Мне уже приходилось говорить о «Злой вечности» Георгия Пескова. Заключительная часть этой полуфантастической повести производит то же впечатление, что и первые главы. Вещь его интересная, страстная, витающая вокруг подлинно серьезных вопросов и тем — и, несмотря на некоторую аляповатость в их разрешении, нисколько не оскорбительная. Вещь в целом, конечно, неудачная, проигранная, но автор рискнул — и уже одно это хорошо! Какой-нибудь ювелирный «этюдик» читаешь с удовольствием и тут же сразу забываешь. «Злую вечность» трудно читать, не морщась, но сознание ею задето, и не напрасно.
В отделе стихов один поэт «довоенный» и знаменитый — З. Гиппиус, три новых, эмигрантских — Терапиано, Поплавский и Эйснер.
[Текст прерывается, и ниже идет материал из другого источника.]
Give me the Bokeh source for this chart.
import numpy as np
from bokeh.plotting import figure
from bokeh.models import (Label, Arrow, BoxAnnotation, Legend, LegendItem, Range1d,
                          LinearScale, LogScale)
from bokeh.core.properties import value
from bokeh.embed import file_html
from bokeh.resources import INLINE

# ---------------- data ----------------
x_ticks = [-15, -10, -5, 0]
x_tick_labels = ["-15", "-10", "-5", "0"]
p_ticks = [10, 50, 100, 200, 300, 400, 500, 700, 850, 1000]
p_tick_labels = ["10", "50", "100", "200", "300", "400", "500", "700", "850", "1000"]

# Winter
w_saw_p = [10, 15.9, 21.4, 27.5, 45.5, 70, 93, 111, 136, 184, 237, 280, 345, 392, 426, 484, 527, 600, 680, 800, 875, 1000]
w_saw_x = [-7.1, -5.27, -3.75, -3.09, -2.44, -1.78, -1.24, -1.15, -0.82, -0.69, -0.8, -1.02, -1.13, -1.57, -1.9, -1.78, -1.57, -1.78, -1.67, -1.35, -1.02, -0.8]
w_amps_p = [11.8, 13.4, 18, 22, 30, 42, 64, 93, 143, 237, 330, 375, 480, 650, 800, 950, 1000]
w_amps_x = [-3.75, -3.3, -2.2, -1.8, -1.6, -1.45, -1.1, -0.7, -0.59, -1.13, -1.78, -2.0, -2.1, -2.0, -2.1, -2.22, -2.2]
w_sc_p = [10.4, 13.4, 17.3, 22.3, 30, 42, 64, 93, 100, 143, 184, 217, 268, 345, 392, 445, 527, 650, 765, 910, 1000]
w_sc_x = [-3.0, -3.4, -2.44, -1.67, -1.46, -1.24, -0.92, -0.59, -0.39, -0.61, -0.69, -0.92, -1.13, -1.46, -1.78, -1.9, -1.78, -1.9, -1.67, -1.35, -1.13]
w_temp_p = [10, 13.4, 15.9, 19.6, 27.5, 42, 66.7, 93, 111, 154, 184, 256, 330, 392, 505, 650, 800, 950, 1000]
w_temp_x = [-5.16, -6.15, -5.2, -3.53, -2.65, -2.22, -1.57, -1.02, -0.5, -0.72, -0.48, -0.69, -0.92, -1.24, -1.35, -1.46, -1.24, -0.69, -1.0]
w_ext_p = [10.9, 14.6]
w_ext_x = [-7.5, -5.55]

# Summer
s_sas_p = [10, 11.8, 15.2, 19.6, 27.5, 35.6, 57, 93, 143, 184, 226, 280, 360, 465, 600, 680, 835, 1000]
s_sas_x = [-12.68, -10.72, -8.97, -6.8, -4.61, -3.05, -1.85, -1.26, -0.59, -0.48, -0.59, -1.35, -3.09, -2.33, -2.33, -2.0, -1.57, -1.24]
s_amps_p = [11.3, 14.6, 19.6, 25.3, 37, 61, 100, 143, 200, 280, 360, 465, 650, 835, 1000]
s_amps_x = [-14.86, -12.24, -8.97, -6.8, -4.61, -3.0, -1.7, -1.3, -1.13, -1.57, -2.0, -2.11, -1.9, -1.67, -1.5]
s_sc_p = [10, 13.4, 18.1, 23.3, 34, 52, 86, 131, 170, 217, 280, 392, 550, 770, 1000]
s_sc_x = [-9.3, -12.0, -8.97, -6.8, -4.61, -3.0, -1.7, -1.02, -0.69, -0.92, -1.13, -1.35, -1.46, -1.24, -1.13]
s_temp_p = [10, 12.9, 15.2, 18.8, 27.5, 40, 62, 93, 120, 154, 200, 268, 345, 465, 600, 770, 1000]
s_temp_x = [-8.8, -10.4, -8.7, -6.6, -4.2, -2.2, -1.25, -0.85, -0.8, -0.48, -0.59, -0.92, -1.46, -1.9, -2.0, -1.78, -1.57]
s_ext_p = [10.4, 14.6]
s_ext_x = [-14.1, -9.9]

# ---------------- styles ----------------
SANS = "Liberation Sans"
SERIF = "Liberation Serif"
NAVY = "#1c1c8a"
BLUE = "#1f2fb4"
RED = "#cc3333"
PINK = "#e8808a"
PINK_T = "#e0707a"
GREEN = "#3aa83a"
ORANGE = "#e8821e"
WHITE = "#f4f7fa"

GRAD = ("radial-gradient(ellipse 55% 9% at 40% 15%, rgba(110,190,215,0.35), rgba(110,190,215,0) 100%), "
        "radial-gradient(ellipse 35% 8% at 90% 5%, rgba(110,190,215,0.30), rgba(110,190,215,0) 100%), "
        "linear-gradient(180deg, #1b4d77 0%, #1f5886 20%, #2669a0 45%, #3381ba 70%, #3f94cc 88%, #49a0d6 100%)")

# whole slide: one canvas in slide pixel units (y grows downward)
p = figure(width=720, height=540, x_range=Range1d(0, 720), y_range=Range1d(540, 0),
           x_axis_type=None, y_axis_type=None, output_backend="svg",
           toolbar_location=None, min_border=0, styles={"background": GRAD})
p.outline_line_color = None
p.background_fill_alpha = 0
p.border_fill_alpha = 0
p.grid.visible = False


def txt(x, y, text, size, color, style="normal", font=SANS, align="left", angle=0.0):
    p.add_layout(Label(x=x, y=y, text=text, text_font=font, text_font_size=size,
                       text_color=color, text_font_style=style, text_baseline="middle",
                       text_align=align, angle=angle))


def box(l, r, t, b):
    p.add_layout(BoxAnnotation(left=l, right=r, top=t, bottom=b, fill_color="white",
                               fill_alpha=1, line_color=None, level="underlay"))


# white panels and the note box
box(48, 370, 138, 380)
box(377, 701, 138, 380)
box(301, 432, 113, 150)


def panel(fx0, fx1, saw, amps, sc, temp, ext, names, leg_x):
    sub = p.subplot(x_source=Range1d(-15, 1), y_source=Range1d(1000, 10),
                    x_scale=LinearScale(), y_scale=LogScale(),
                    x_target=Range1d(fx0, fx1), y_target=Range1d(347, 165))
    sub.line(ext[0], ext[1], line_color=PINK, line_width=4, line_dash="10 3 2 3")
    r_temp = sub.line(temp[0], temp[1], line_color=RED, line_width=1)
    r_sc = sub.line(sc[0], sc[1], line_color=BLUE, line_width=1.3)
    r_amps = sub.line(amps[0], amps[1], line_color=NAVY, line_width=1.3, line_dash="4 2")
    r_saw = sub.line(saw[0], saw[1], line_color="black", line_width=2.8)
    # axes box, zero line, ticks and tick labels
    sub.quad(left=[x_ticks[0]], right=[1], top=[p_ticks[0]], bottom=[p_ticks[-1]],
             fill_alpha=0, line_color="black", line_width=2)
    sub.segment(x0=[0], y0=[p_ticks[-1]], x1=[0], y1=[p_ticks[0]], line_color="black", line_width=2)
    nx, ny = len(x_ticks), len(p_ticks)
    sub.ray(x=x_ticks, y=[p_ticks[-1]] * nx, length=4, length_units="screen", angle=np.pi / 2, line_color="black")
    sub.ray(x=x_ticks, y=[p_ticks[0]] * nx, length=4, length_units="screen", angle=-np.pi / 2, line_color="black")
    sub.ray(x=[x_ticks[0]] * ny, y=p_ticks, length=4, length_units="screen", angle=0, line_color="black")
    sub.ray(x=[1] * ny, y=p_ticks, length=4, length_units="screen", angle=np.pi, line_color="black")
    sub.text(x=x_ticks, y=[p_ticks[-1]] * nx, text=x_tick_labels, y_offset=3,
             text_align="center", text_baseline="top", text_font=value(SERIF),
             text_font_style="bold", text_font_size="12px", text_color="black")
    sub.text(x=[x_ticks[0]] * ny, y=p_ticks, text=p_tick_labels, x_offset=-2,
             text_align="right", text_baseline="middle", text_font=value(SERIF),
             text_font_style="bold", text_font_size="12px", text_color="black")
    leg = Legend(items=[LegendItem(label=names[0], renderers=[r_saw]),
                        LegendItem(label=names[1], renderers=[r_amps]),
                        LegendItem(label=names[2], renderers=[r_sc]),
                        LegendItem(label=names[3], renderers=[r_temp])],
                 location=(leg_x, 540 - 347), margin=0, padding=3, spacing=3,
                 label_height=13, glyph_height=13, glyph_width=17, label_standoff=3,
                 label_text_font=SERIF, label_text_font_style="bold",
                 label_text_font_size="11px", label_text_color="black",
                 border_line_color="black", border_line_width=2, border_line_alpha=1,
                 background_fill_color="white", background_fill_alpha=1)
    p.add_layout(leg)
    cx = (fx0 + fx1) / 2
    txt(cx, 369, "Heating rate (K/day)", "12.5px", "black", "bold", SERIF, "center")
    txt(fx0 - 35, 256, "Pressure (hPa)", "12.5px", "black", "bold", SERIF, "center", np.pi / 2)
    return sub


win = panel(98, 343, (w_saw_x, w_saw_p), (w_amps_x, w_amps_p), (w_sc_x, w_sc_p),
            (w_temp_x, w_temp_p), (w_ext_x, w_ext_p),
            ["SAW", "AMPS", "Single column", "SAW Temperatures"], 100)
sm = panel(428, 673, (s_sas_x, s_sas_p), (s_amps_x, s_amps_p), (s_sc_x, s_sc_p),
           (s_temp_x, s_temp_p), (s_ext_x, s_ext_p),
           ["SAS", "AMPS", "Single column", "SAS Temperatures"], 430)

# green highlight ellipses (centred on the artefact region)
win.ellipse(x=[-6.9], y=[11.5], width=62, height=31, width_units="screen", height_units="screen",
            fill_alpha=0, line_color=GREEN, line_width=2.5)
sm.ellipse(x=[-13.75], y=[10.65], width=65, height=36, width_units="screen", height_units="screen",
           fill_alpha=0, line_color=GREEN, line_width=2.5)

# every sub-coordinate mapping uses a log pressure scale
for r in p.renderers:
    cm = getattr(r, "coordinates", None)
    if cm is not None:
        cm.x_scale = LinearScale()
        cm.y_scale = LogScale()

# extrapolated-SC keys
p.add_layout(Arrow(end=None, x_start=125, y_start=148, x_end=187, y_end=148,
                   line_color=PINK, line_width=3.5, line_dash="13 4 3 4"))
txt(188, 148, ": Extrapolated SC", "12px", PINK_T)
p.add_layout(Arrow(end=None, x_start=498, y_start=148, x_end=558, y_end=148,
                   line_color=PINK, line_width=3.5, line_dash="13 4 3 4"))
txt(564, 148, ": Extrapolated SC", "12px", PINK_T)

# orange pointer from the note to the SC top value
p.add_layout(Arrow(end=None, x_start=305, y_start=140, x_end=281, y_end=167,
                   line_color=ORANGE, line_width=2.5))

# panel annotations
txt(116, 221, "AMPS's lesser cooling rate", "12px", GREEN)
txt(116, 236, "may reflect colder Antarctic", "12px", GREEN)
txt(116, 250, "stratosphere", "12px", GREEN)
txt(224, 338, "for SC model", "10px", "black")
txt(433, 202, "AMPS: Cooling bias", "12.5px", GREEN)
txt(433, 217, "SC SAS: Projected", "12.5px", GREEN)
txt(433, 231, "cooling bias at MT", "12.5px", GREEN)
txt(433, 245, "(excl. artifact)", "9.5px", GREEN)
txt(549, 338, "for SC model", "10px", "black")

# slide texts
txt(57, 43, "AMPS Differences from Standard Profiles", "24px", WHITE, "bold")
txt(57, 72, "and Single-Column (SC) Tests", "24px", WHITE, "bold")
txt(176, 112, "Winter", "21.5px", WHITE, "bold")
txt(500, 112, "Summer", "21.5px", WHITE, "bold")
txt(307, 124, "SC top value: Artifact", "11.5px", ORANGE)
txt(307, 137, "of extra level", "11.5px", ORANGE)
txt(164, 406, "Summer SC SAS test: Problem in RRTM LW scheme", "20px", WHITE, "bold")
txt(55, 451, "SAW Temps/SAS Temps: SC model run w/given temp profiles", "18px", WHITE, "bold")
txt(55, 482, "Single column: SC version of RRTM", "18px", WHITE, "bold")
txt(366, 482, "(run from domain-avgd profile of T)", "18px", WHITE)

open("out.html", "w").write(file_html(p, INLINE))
У З. Гиппиус очень хорошо «Над забвением» — одно из самых совершенных стихотворений, когда-либо ею написанных. Как почти все лучшие стихи русского символизма, оно напоминает Тютчева — в простом, типично тютчевском выражении изощреннейших догадок и чувств. Эти шестнадцать строк достойны были бы включения в самую строгую антологию русской поэзии за последние десятилетия. Тем более удивительно и тягостно прочесть рядом с ними странное произведение, озаглавленное «Большевицкий сон».